Number one tennis player in the world, winner of 13 Grand Slam titles, Olympic gold medalist, and only 27, Rafael Nadal is a force with whom to be reckoned.

Nadal began training as a tennis player as a child when his uncle, Toni Nadal, taught him how to play. In 2001, at the age of 15, Nadal became a professional, and immediately began his ascent to become the number one tennis player in the world.

“I cannot believe that Nadal became a professional at 15. Like I’m almost 15 and I’m just trying to maintain softball practice and getting good grades,” said freshman Sydney Strauber.

At only 17 years old, Nadal was matched against the number one tennis player at the time, Roger Federer, in 2004. Winning every set, Nadal triumphantly defeated Federer. Nine small games called sets make up a match, and the first player to win five games wins.

From 2002 to 2004, Nadal went from number 762 to number 51 in the whole world for men’s tennis.

Nadal had many victories in 2005, including his first Grand Slam Title, which is winning the US Open, French Open, Australian Open, or Wimbledon tournaments.

During the French Open, Nadal once again defeated Federer, placing him in the finals. During the finals, he won against Mariano Puerta. This made him the second man to win the French Open on his first try, and one of the youngest at 19 years old.

Later that year, Nadal lost during the second round of the Wimbledon.

Following his defeat, Nadal won 16 consecutive matches, including three tournaments. These victories and his win at the French Open gave him the number two ranking in the world by the end of 2005.

The following year was just as successful for Nadal. Although Nadal faced some losses toward the beginning of the year, he brought his A-game to the French Open.

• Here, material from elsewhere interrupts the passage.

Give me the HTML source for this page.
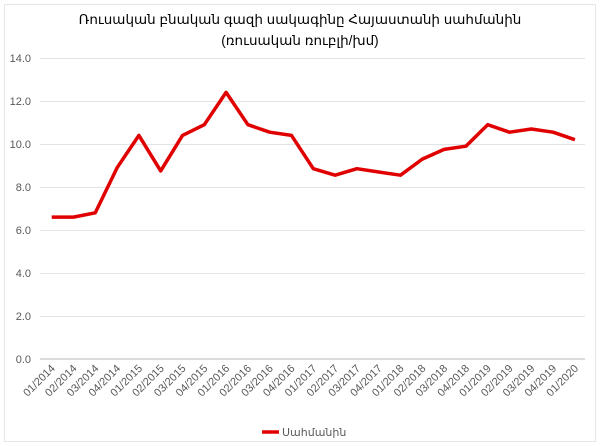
<!DOCTYPE html>
<html><head><meta charset="utf-8"><style>
html,body{margin:0;padding:0;background:#fff;}
svg{display:block;font-family:"Liberation Sans","DejaVu Sans",sans-serif;}
</style></head><body>
<svg width="600" height="446" viewBox="0 0 600 446" xmlns="http://www.w3.org/2000/svg">
<rect x="4.5" y="4.5" width="591" height="437" fill="#fff" stroke="#e6e6e6"/>
<text x="300" y="24" text-anchor="middle" font-size="13.5" fill="#000">Ռուսական բնական գազի սակագինը Հայաստանի սահմանին</text>
<text x="300" y="45" text-anchor="middle" font-size="13.5" fill="#000">(ռուսական ռուբլի/խմ)</text>
<g stroke="#e3e3e3" stroke-width="1">
<line x1="40" x2="585" y1="58.5" y2="58.5"/>
<line x1="40" x2="585" y1="101.5" y2="101.5"/>
<line x1="40" x2="585" y1="144.5" y2="144.5"/>
<line x1="40" x2="585" y1="187.5" y2="187.5"/>
<line x1="40" x2="585" y1="230.5" y2="230.5"/>
<line x1="40" x2="585" y1="273.5" y2="273.5"/>
<line x1="40" x2="585" y1="316.5" y2="316.5"/>
</g>
<line x1="40" x2="585" y1="359" y2="359" stroke="#d0d0d0" stroke-width="1.5"/>
<g font-size="11" fill="#595959" text-anchor="end">
<text x="31" y="62">14.0</text><text x="31" y="105">12.0</text><text x="31" y="148">10.0</text>
<text x="31" y="191">8.0</text><text x="31" y="234">6.0</text><text x="31" y="277">4.0</text>
<text x="31" y="320">2.0</text><text x="31" y="363">0.0</text>
</g>
<g font-size="11" fill="#595959" text-anchor="end">
<text transform="translate(55.7,369) rotate(-45)">01/2014</text>
<text transform="translate(77.5,369) rotate(-45)">02/2014</text>
<text transform="translate(99.3,369) rotate(-45)">03/2014</text>
<text transform="translate(121.1,369) rotate(-45)">04/2014</text>
<text transform="translate(142.9,369) rotate(-45)">01/2015</text>
<text transform="translate(164.7,369) rotate(-45)">02/2015</text>
<text transform="translate(186.5,369) rotate(-45)">03/2015</text>
<text transform="translate(208.3,369) rotate(-45)">04/2015</text>
<text transform="translate(230.1,369) rotate(-45)">01/2016</text>
<text transform="translate(251.9,369) rotate(-45)">02/2016</text>
<text transform="translate(273.7,369) rotate(-45)">03/2016</text>
<text transform="translate(295.5,369) rotate(-45)">04/2016</text>
<text transform="translate(317.3,369) rotate(-45)">01/2017</text>
<text transform="translate(339.1,369) rotate(-45)">02/2017</text>
<text transform="translate(360.9,369) rotate(-45)">03/2017</text>
<text transform="translate(382.7,369) rotate(-45)">04/2017</text>
<text transform="translate(404.5,369) rotate(-45)">01/2018</text>
<text transform="translate(426.3,369) rotate(-45)">02/2018</text>
<text transform="translate(448.1,369) rotate(-45)">03/2018</text>
<text transform="translate(469.9,369) rotate(-45)">04/2018</text>
<text transform="translate(491.7,369) rotate(-45)">01/2019</text>
<text transform="translate(513.5,369) rotate(-45)">02/2019</text>
<text transform="translate(535.3,369) rotate(-45)">03/2019</text>
<text transform="translate(557.1,369) rotate(-45)">04/2019</text>
<text transform="translate(578.9,369) rotate(-45)">01/2020</text>
</g>
<polyline fill="none" stroke="#e00000" stroke-width="3.5" stroke-linejoin="round" points="51.7,217.1 73.5,217.1 95.3,212.8 117.1,167.7 138.9,135.4 160.7,170.9 182.5,135.4 204.3,124.7 226.1,92.4 247.9,124.7 269.7,132.2 291.5,135.4 313.3,168.7 335.1,175.2 356.9,168.7 378.7,172 400.5,175.2 422.3,159.1 444.1,149.4 465.9,146.2 487.7,124.7 509.5,132.2 531.3,129 553.1,132.2 574.9,139.7"/>
<line x1="262" x2="279" y1="432" y2="432" stroke="#e00000" stroke-width="3.5"/>
<text x="282" y="436" font-size="11" fill="#595959">Սահմանին</text>
</svg>
</body></html>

Federer and Nadal met once again during the finals of the French Open in 2006, leading to one of the most notable games in Nadal’s and Federer’s careers. After tying four sets each, a tie breaker was called. The game went on for hours, but Nadal finally won the set and the French Open two years in a row.

Nadal spent the next 18 months playing in tournaments and continuously winning with very few losses.

He won his third French Open title and his first Wimbledon title after defeating Federer once again. It was the longest tennis match in history due to rain delays, but critics call it one of the best tennis games ever.

“I remember watching the match between Nadal and Federer with my mom when I was little. It was so long, but I’ve never seen my mom so happy once Nadal finally won,” said freshman Ayesha Kunjappan.

In 2008, Nadal was officially named the number one men’s tennis player in the world, beating out Federer who held the spot for almost five years.

Just like thousands of other athletes, Nadal headed to Beijing for the 2008 Summer Olympics. He famously beat Novak Djoković and Fernandez Gonzalez, earning his first and only Olympic Gold Medal in men’s singles tennis.

Over the next couple of years, Nadal was finally awarded the Australian Open Title in 2009 and the US Open title in 2010. As the winner of all four Grand Slam titles as of 2010 and an Olympic medalist, Nadal was given the Golden Slam title, which has only been given to 18 other tennis players ever.

Since 2010, Nadal has continued to play internationally, winning tournaments in Qatar, India, China, and more. He holds the record for most consecutive Grand Slam victories. He has also won a title every year since 2005, including eight French Open titles.

In 2014, Nadal was runner-up in the Australian Open, but is still on track for many more victories this year, and for years to come.

How do you think Nadal can improve as a player in order to keep his record streak and win another Grand Slam title this year?